Inter-Pattern Issues

These are issues which affect the way in which other patterns would interact with this pattern and aid in its operation.  Because the other pattern is named in the inter-pattern discussion, the term “Inter-Pattern issue” is hardly used.  It is obvious that the mention of another pattern amounts to the same thing.

 

Pattern-Safety

This speaks to the issue of the recognizability of the pattern.  Imagine you have a problem with your jet-ski and you bring it to your trusty car-mechanic who has worked on cars for 20 years.  An engine is an engine, right?  But he may or may not understand how to fix it because there is a chance he may not recognize the components and how they fit together to make the jet-ski work. This is why you have people who fix jet skis and those who fix cars.
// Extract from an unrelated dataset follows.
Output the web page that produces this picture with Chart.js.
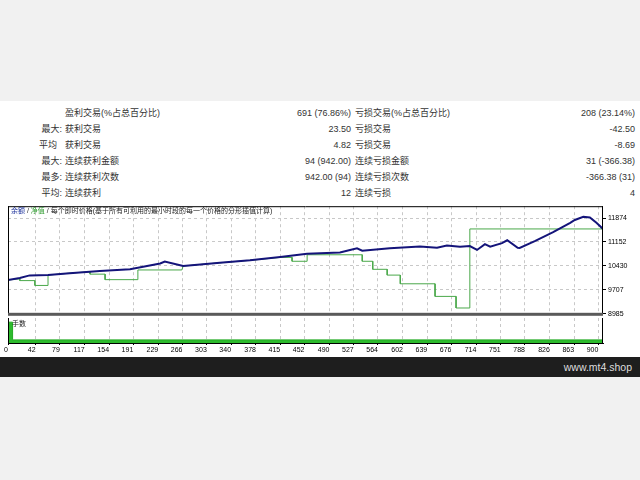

That is the risk you run when you spice up a pattern, cut an interface or add a product-class.  Code maintainability hinges on people being able to look at your code and quickly see the pieces and how they interact.  Patterns give you that predictability and recognizability.  But if you modify the pattern because at a particular point in time one of the participants was not critical to its function, then you lose pattern safety.  Pattern safety is the guarantee that other developers who have expertise in design patterns will be able to maintain and extend the code or reuse the COG's in the pattern (see definition above).  Developers who are responsible for keeping your code running may be in for a warm and unpredictable time if you carve up the pattern arbitrarily.

Achievement of pattern safety is one of the reasons I hope that there will be pattern standardization committees who work towards solidifying how the patterns should look and feel in all the major languages, along with all the acceptable variations (with a name and code for each variation).

Conclusion

I hope you found this article beneficial in regards to the terms you should know when using patterns in VB.NET.